The only remaining question is as to the power of the court below to review its own record and quash the proceedings after the expiration of the term at which the order confirming the report of the viewers became absolute. It is clear that the jurisdiction of the court to determine questions of fact and expediency was at an end. The time for the exercise of discretionary powers had passed. The court was without authority to open its decree and consider the merits of the application or irregularities in the proceedings not shown by the record, in the strict sense of that term: Catlin v. Robinson, 2 Watts, 373; Road Case, 4 W. & S. 39; Hassler’s Appeal, 5 Watts, 176; Johnson’s Appeal, 9 Pa. 416; Road to Ewing’s Mill, 32 Pa. 282; O’Donnell v. Flanigan, 9 Pa. Superior Ct. 136. The order appealed from, however, was not in the nature of a proceeding to open a judgment or decree. The motion of the appellees was founded upon matters of substance apparent upon the record. The reasons embodied in the motion to quash were in the nature of exceptions to the proceedings. In the case of O’Hara Township Road, supra, a term had elapsed after the final confirmation, and leave was asked to file exceptions, as to matters appearing on the record; and the Supreme Court, in an opinion by Mr. Justice Green, said: “We think the learned court below should have permitted them to be filed nunc pro tunc.” If the court should have permitted the exceptions to be filed, that necessarily implied that it had authority to consider and, if well founded, sustain them. It is not, however,, necessary to go that far hi the present case.

The supervisors of the township were parties to the motion, to quash. No duty devolved upon them until the order to open the road issued. If they had then proceeded to open a road which might fairly be said to be within the latitude permitted by this vague order, all parties interested in and affected by said action concurring, it would, perhaps, have been too late-for the court to set aside its own decree.
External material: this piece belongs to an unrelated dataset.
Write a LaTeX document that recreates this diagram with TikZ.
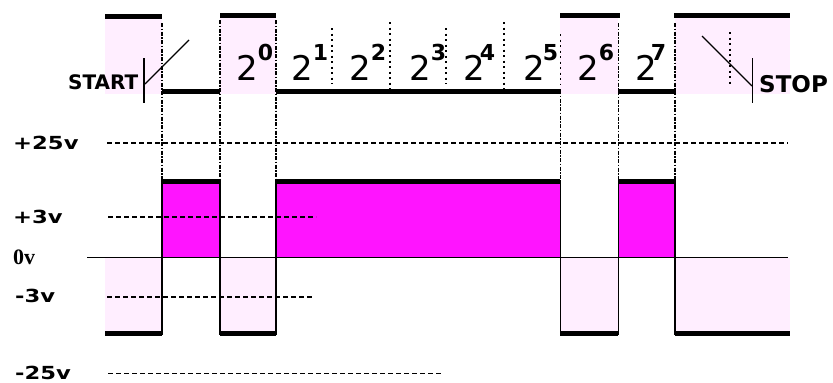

When an order to-open a road comes to the supervisors they are required, under-severe penalties, to obey, and their functions are purely ministerial, not discretionary. They must locate the road where the court has ordered it to be. These appellees had in their hands-an order, entirely unexecuted and still in force, which they must obey, but which they could not carry into effect without exercising a discretion not authorized by law. The court had made a final decree which could not be executed and the order to open was in the nature of a writ of execution: Bean’s Road, 35 Pa. 280. It was clearly the right of the supervisors to move the court, at that time, to quash this then current writ, which, in itself, made error manifest. The power of a court to quash its own writ of execution because of a fatal error apparent upon the face of the writ, can, as a general rule, be exercised at any time during the life of the process. The learned court below had the power, which it very properly exercised, to quash the order to open the road. To quash this order to open was fatal to the entire proceeding, for no new order to open could issue which would not contain the same defect. Even if we should hold that, technically, the authority of the court over the decree of confirmation was gone, that decree could not be executed. That the entire proceeding was quashed, as well as the order to open the road, worked no injury to appellants.

The order of the court of quarter sessions quashing the proceedings is affirmed and the appeal dismissed at costs of appellants.